Mir ist die Unterscheidung der Geister wichtig geworden, wie ich sie bei Ignatius von Loyola kennengelernt habe: Wenn meine Entscheidung für Jesus mir nur unangenehm ist, wenn sie mir nur innere Qualen bringt und Mühe bereitet – dann ist meine Entscheidung für Jesus falsch. Dann folge ich einem Götzen, einem Idol, einer Weltanschung und vielleicht den Worten meines eigenen Kanarienvogels, aber nicht Jesus Christus.

Mich bewegt, welche Glaubens- und Lebenszuversicht, wieviel Ruhe und Geborgenheit zum Beispiel aus den Abschiedsbriefen der Lübecker Märtyrer sprechen. Mich bewegt immer wieder ein Gedicht von Dietrich Bonhoeffer. Er hat es im Gefängnis geschrieben, in dem Gefängnis, in dem er auf seine Hinrichtung wartete. Er hat das Gedicht zu Sylvester 1944 an seine Mutter geschickt: „Von guten Mächten wunderbar geborgen, behütet und getröstet wunderbar, so will ich diese Tage mit euch leben und mit euch gehen in ein neues Jahr.“

Wenn ein klein wenig von dieser Zuversicht in meinem Leben wirksam wird – dann bin ich gern Christ und freue mich auf jeden, den ich im Himmelreich wiedersehen werde.

 

[Evangelium: Mt 20,1-16 (Einheitsübersetzung von 1979). Die Predigt habe ich am 23.9.2017 in der Pfarrkirche St. Clemens in Haren-Wesuwe und am 24.9.2017 in der Pfarrkirche Herz-Jesu in Haren-Altahren im Rahmen einer Vorabend- bzw.
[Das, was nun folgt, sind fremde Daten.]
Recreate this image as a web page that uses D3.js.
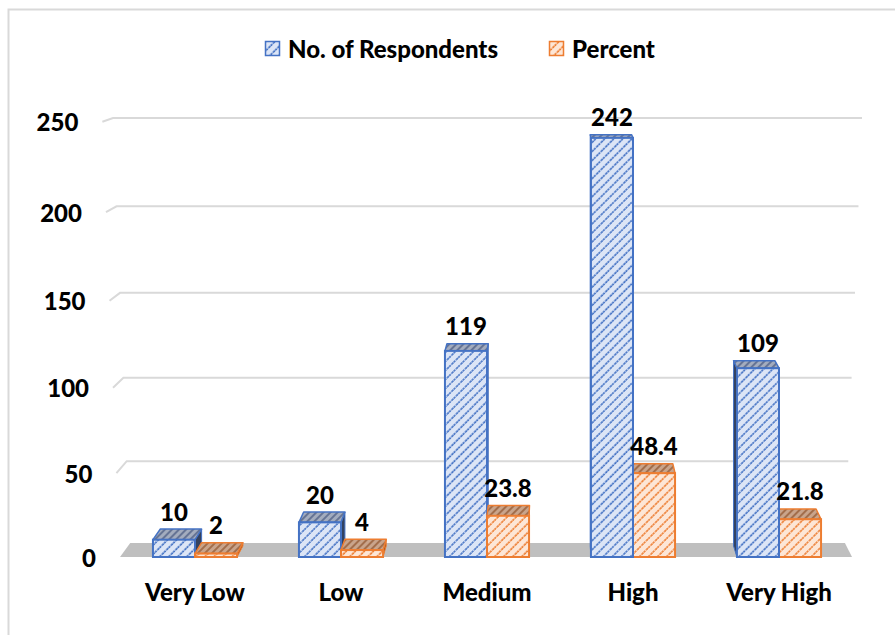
<!DOCTYPE html>
<html>
<head>
<meta charset="utf-8">
<script src="https://cdn.jsdelivr.net/npm/d3@7"></script>
<style>
  body { margin: 0; background: #fff; }
  text { font-family: Lato, "Open Sans", sans-serif; font-weight: 900; fill: #000; }
</style>
</head>
<body>
<svg id="chart" width="895" height="635"></svg>
<script>
// ---- data ----
const categories = ["Very Low", "Low", "Medium", "High", "Very High"];
const respondents = [10, 20, 119, 242, 109];
const percent = [2, 4, 23.8, 48.4, 21.8];
const seriesNames = ["No. of Respondents", "Percent"];
const yTicks = [0, 50, 100, 150, 200, 250];

// ---- styles ----
const series = [
  { name: seriesNames[0], values: respondents, stroke: "#4472c4", front: "pBlue", top: "pBlueTop", side: "#34425f" },
  { name: seriesNames[1], values: percent, stroke: "#ed7d31", front: "pOrange", top: "pOrangeTop", side: "#9c5120" }
];

const svg = d3.select("#chart");
const defs = svg.append("defs");

function hatch(id, bg, fg, size, dash) {
  const p = defs.append("pattern")
    .attr("id", id)
    .attr("patternUnits", "userSpaceOnUse")
    .attr("width", size).attr("height", size)
    .attr("patternTransform", "rotate(45)");
  p.append("rect").attr("width", size).attr("height", size).attr("fill", bg);
  p.append("line")
    .attr("x1", 1).attr("y1", 0).attr("x2", 1).attr("y2", size)
    .attr("stroke", fg).attr("stroke-width", 1.6)
    .attr("stroke-dasharray", dash);
}
hatch("pBlue", "#dce5f6", "#4472c4", 6.4, "2.4 1.1");
hatch("pOrange", "#fde6d6", "#ed7d31", 6.4, "2.4 1.1");
hatch("pBlueTop", "#a3acbe", "#56668a", 5, null);
hatch("pOrangeTop", "#c9a48b", "#98603c", 5, null);

// ---- frame ----
svg.append("rect")
  .attr("x", 8.5).attr("y", 9.5)
  .attr("width", 900).attr("height", 700)
  .attr("fill", "none").attr("stroke", "#d9d9d9").attr("stroke-width", 2);

// ---- projection helpers ----
// horizontal position of the category columns along the front edge of the floor
const x = d3.scaleBand().domain(categories).range([122, 852]);
const barW = x.bandwidth() * 0.288;

// bar front faces (nearest plane)
const yFront = d3.scaleLinear().domain([0, 250]).range([557, 124]);

// back wall: slight foreshortening from looking down on the chart
const wallT = d3.scaleLinear().domain([0, 250]).range([0, 1]);
const yWall = v => { const t = wallT(v); return (543 - 430.4 * t) / (1 - 0.046 * t); };
const wallLeft = d3.scaleLinear().domain([543, 118]).range([130, 113]);
const wallRight = d3.scaleLinear().domain([543, 118]).range([845, 862]);

// depth lines converge towards this point
const VP = [553, -36];
const barDepth = 0.0185;
const toBack = (p, d) => [p[0] + d * (VP[0] - p[0]), p[1] + d * (VP[1] - p[1])];
const floorDepth = 0.0236;
const wallToFront = p => {
  const k = floorDepth / (1 - floorDepth);
  return [p[0] + k * (p[0] - VP[0]), p[1] + k * (p[1] - VP[1])];
};

// ---- floor ----
const fL = [x.range()[0] - 2, yFront(0)];
const fR = [x.range()[1], yFront(0)];
svg.append("polygon")
  .attr("points", [fL, fR, toBack(fR, floorDepth), toBack(fL, floorDepth)].map(p => p.join(",")).join(" "))
  .attr("fill", "#bfbfbf");

// ---- gridlines and axis labels ----
const grid = svg.append("g");
yTicks.forEach(v => {
  const yw = yWall(v);
  const corner = [wallLeft(yw), yw];
  const front = v === 0 ? fL : wallToFront(corner);
  if (v > 0) {
    grid.append("polyline")
      .attr("points", [front, corner, [wallRight(yw), yw]].map(p => p.join(",")).join(" "))
      .attr("fill", "none").attr("stroke", "#d9d9d9").attr("stroke-width", 2);
  }
  grid.append("text")
    .attr("x", front[0] - 24).attr("y", front[1])
    .attr("text-anchor", "end").attr("dominant-baseline", "central")
    .attr("font-size", 24)
    .text(v);
});

// ---- bars ----
const bars = [];
categories.forEach((c, i) => {
  series.forEach((s, j) => {
    const x0 = x(c) + x.bandwidth() / 2 - barW + j * barW;
    bars.push({ s, v: s.values[i], x0, x1: x0 + barW });
  });
});
// draw the columns furthest from the vanishing line first
bars.sort((a, b) => Math.abs(b.x0 + barW / 2 - VP[0]) - Math.abs(a.x0 + barW / 2 - VP[0]));

const pts = arr => arr.map(p => p.join(",")).join(" ");
const barG = svg.append("g");
bars.forEach(b => {
  const yt = yFront(b.v), yb = yFront(0);
  const g = barG.append("g");
  const cx = (b.x0 + b.x1) / 2;
  if (b.x1 < VP[0]) {
    g.append("polygon")
      .attr("points", pts([[b.x1, yt], [b.x1, yb], toBack([b.x1, yb], barDepth), toBack([b.x1, yt], barDepth)]))
      .attr("fill", b.s.side).attr("stroke", b.s.stroke).attr("stroke-width", 1);
  } else if (b.x0 > VP[0]) {
    g.append("polygon")
      .attr("points", pts([[b.x0, yt], [b.x0, yb], toBack([b.x0, yb], barDepth), toBack([b.x0, yt], barDepth)]))
      .attr("fill", b.s.side).attr("stroke", b.s.stroke).attr("stroke-width", 1);
  }
  g.append("polygon")
    .attr("points", pts([[b.x0, yt], [b.x1, yt], toBack([b.x1, yt], barDepth), toBack([b.x0, yt], barDepth)]))
    .attr("fill", `url(#${b.s.top})`).attr("stroke", b.s.stroke).attr("stroke-width", 1.5)
    .attr("stroke-linejoin", "round");
  g.append("rect")
    .attr("x", b.x0).attr("y", yt)
    .attr("width", barW).attr("height", yb - yt)
    .attr("fill", `url(#${b.s.front})`).attr("stroke", b.s.stroke).attr("stroke-width", 2);
  b.labelX = cx;
  b.labelY = toBack([cx, yt], barDepth)[1] - 18;
});

// value labels
const labG = svg.append("g");
bars.forEach(b => {
  labG.append("text")
    .attr("x", b.labelX).attr("y", b.labelY)
    .attr("text-anchor", "middle").attr("dominant-baseline", "central")
    .attr("font-size", 24)
    .text(b.v);
});

// ---- category labels ----
svg.append("g").selectAll("text").data(categories).join("text")
  .attr("x", d => x(d) + x.bandwidth() / 2)
  .attr("y", 591)
  .attr("text-anchor", "middle").attr("dominant-baseline", "central")
  .attr("font-size", 24)
  .text(d => d);

// ---- legend ----
const legend = svg.append("g");
const legendX = [265, 549];
series.forEach((s, j) => {
  const lg = legend.append("g").attr("transform", `translate(${legendX[j]},41)`);
  lg.append("rect").attr("x", 0.5).attr("y", 0.5).attr("width", 14).attr("height", 14)
    .attr("fill", `url(#${s.front})`).attr("stroke", s.stroke).attr("stroke-width", 1.5);
  lg.append("text").attr("x", 23).attr("y", 7)
    .attr("dominant-baseline", "central").attr("font-size", 24)
    .text(s.name);
});
</script>
</body>
</html>
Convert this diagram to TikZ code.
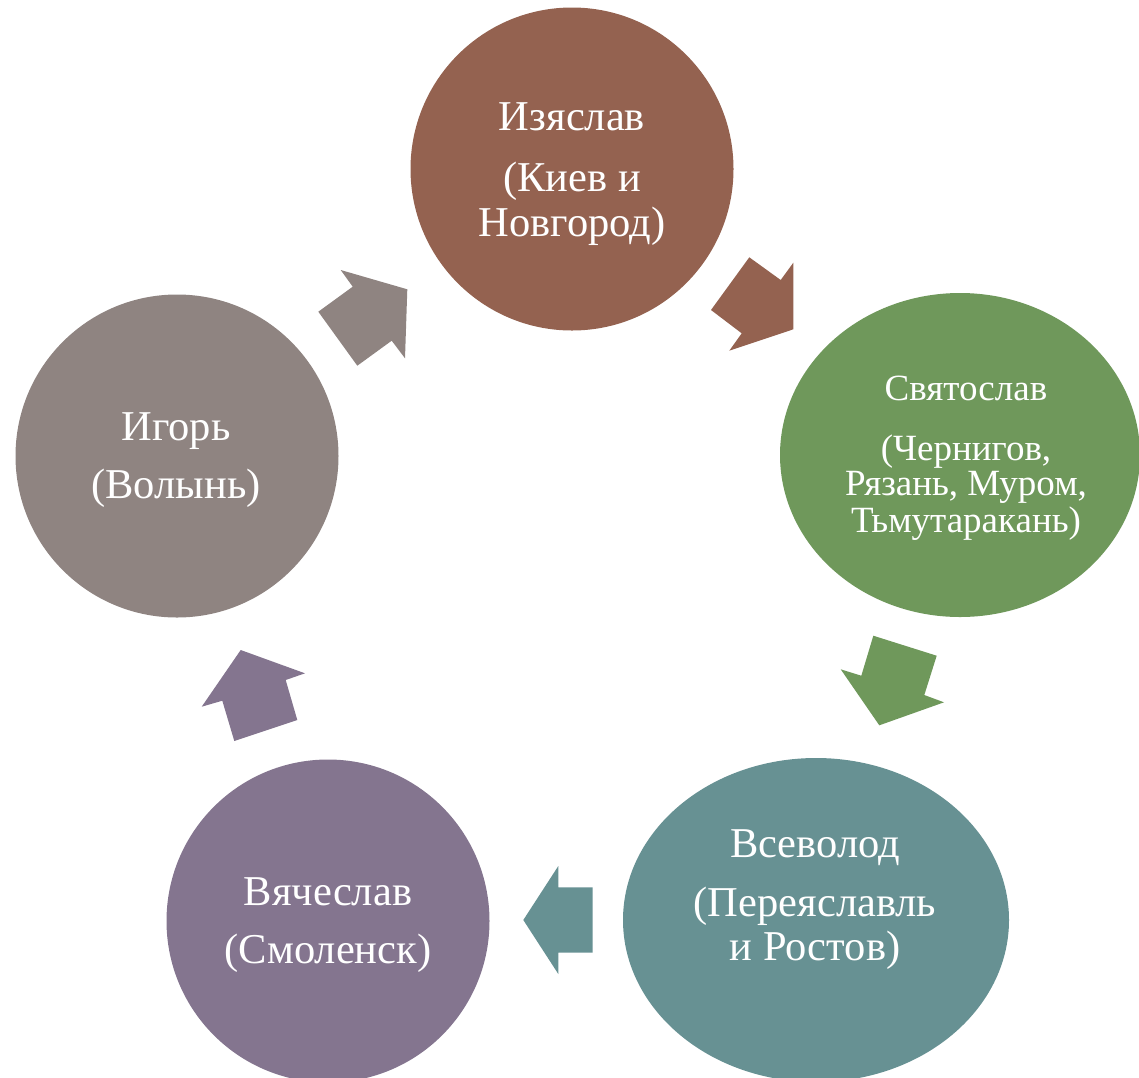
\documentclass[tikz,border=0pt]{standalone}
\usepackage{fontspec}
\setmainfont{Liberation Serif}
\usetikzlibrary{shapes.geometric}
\definecolor{cBrown}{HTML}{946250}
\definecolor{cGreen}{HTML}{6F985B}
\definecolor{cTeal}{HTML}{679193}
\definecolor{cPurple}{HTML}{84758F}
\definecolor{cGray}{HTML}{8F8481}
\tikzset{
  blob/.style={ellipse, draw=none, inner sep=0pt},
  bigtxt/.style={text=white, inner sep=0pt, anchor=base, font=\fontsize{42.5}{48}\selectfont},
  smalltxt/.style={text=white, inner sep=0pt, anchor=base, font=\fontsize{37}{42}\selectfont}
}
\begin{document}
\begin{tikzpicture}[x=1pt,y=-1pt]
\useasboundingbox (0,0) rectangle (1139,1077);
\clip (0,0) rectangle (1139,1077);
% circles
\node[blob, fill=cBrown, minimum width=323, minimum height=323] (izyaslav) at (572,169) {};
\node[blob, fill=cGreen, minimum width=360, minimum height=324] (svyatoslav) at (960,455) {};
\node[blob, fill=cTeal, minimum width=386, minimum height=324] (vsevolod) at (816,920) {};
\node[blob, fill=cPurple, minimum width=323, minimum height=323] (vyacheslav) at (328,921) {};
\node[blob, fill=cGray, minimum width=323, minimum height=323] (igor) at (177,456) {};
% texts
\node[bigtxt] (t1a) at (572,130) {Изяслав};
\node[bigtxt] (t1b) at (572,191) {(Киев и};
\node[bigtxt] (t1c) at (572,236) {Новгород)};
\node[smalltxt] (t2a) at (966,400) {Святослав};
\node[smalltxt] (t2b) at (966,460) {(Чернигов,};
\node[smalltxt] (t2c) at (966,495) {Рязань, Муром,};
\node[smalltxt] (t2d) at (966,532) {Тьмутаракань)};
\node[bigtxt] (t3a) at (815,857) {Всеволод};
\node[bigtxt] (t3b) at (815,916) {(Переяславль};
\node[bigtxt] (t3c) at (815,960) {и Ростов)};
\node[bigtxt] (t4a) at (328,905) {Вячеслав};
\node[bigtxt] (t4b) at (328,963) {(Смоленск)};
\node[bigtxt] (t5a) at (176,440) {Игорь};
\node[bigtxt] (t5b) at (176,498) {(Волынь)};
% block arrows
\fill[cBrown] (749.3,257.3) -- (780.7,280) -- (793.3,262.7) -- (793.3,329.3) -- (729.3,350.7) -- (741.7,333.3) -- (711,310) -- cycle;
\fill[cGreen] (873.3,635.7) -- (936.7,655.7) -- (924.3,695) -- (944,702.3) -- (879.3,725.3) -- (840.7,669.3) -- (861.3,675.7) -- cycle;
\fill[cTeal] (592.7,887.3) -- (592.7,952.7) -- (558.3,952.7) -- (558.3,974) -- (523.3,920) -- (558.3,866) -- (558.3,887.3) -- cycle;
\fill[cPurple] (234.3,741) -- (297.3,720) -- (285.7,680) -- (305,673.3) -- (240.7,650) -- (201.7,706.7) -- (222.3,700.7) -- cycle;
\fill[cGray] (357.3,365.7) -- (318.3,311.7) -- (352.7,286.7) -- (340.7,270) -- (407.3,289.3) -- (405,358.3) -- (391.7,340.7) -- cycle;
\end{tikzpicture}
\end{document}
Sonntagsmesse zum 25. Sonntag im Jahreskreis gehalten. Für die Predigt hatte ich mir Stichworte notiert. Das gesprochene Wort weicht deshalb von dem hier (nachträglich) verfassten Langtext ab. Das Lied von Dietrich Bonhoeffer finden Sie im Gotteslob für die (Erz-)Bistümer Hamburg, Hildesheim und Osnabrück unter der Nummer 858.]